--- Start Dataset content ---

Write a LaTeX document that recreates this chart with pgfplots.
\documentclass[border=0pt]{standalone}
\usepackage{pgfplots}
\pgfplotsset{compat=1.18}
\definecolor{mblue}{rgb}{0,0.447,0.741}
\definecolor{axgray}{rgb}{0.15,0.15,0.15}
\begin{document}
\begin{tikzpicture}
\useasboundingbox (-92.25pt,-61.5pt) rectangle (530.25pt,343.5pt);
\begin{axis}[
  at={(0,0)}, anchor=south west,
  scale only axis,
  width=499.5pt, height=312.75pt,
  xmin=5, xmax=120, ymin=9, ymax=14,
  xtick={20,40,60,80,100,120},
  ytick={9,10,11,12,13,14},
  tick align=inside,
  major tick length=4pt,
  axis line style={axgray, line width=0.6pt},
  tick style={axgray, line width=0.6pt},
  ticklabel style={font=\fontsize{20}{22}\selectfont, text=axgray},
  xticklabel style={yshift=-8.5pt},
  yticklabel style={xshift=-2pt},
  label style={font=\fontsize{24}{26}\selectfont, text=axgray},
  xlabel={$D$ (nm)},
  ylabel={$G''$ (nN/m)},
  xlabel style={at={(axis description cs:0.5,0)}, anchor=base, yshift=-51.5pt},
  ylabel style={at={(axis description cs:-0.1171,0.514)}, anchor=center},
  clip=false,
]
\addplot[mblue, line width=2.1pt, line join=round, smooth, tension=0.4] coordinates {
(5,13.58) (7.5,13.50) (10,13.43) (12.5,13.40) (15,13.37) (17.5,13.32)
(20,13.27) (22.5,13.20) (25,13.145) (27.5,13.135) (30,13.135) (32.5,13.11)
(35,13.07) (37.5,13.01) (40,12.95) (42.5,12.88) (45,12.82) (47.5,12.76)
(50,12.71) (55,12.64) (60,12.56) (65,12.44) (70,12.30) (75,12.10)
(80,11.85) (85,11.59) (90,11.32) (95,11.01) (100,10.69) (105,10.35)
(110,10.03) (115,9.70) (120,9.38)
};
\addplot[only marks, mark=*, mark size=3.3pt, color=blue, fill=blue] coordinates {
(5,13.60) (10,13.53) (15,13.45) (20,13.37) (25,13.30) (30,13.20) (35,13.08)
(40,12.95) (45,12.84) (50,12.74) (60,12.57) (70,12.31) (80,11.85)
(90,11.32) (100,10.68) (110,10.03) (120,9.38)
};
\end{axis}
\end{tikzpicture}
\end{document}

--- End Dataset content ---

_Given instruction_: Write every line of the material above again, exactly.

_Written reply_:
Write a LaTeX document that recreates this chart with pgfplots.
\documentclass[border=0pt]{standalone}
\usepackage{pgfplots}
\pgfplotsset{compat=1.18}
\definecolor{mblue}{rgb}{0,0.447,0.741}
\definecolor{axgray}{rgb}{0.15,0.15,0.15}
\begin{document}
\begin{tikzpicture}
\useasboundingbox (-92.25pt,-61.5pt) rectangle (530.25pt,343.5pt);
\begin{axis}[
  at={(0,0)}, anchor=south west,
  scale only axis,
  width=499.5pt, height=312.75pt,
  xmin=5, xmax=120, ymin=9, ymax=14,
  xtick={20,40,60,80,100,120},
  ytick={9,10,11,12,13,14},
  tick align=inside,
  major tick length=4pt,
  axis line style={axgray, line width=0.6pt},
  tick style={axgray, line width=0.6pt},
  ticklabel style={font=\fontsize{20}{22}\selectfont, text=axgray},
  xticklabel style={yshift=-8.5pt},
  yticklabel style={xshift=-2pt},
  label style={font=\fontsize{24}{26}\selectfont, text=axgray},
  xlabel={$D$ (nm)},
  ylabel={$G''$ (nN/m)},
  xlabel style={at={(axis description cs:0.5,0)}, anchor=base, yshift=-51.5pt},
  ylabel style={at={(axis description cs:-0.1171,0.514)}, anchor=center},
  clip=false,
]
\addplot[mblue, line width=2.1pt, line join=round, smooth, tension=0.4] coordinates {
(5,13.58) (7.5,13.50) (10,13.43) (12.5,13.40) (15,13.37) (17.5,13.32)
(20,13.27) (22.5,13.20) (25,13.145) (27.5,13.135) (30,13.135) (32.5,13.11)
(35,13.07) (37.5,13.01) (40,12.95) (42.5,12.88) (45,12.82) (47.5,12.76)
(50,12.71) (55,12.64) (60,12.56) (65,12.44) (70,12.30) (75,12.10)
(80,11.85) (85,11.59) (90,11.32) (95,11.01) (100,10.69) (105,10.35)
(110,10.03) (115,9.70) (120,9.38)
};
\addplot[only marks, mark=*, mark size=3.3pt, color=blue, fill=blue] coordinates {
(5,13.60) (10,13.53) (15,13.45) (20,13.37) (25,13.30) (30,13.20) (35,13.08)
(40,12.95) (45,12.84) (50,12.74) (60,12.57) (70,12.31) (80,11.85)
(90,11.32) (100,10.68) (110,10.03) (120,9.38)
};
\end{axis}
\end{tikzpicture}
\end{document}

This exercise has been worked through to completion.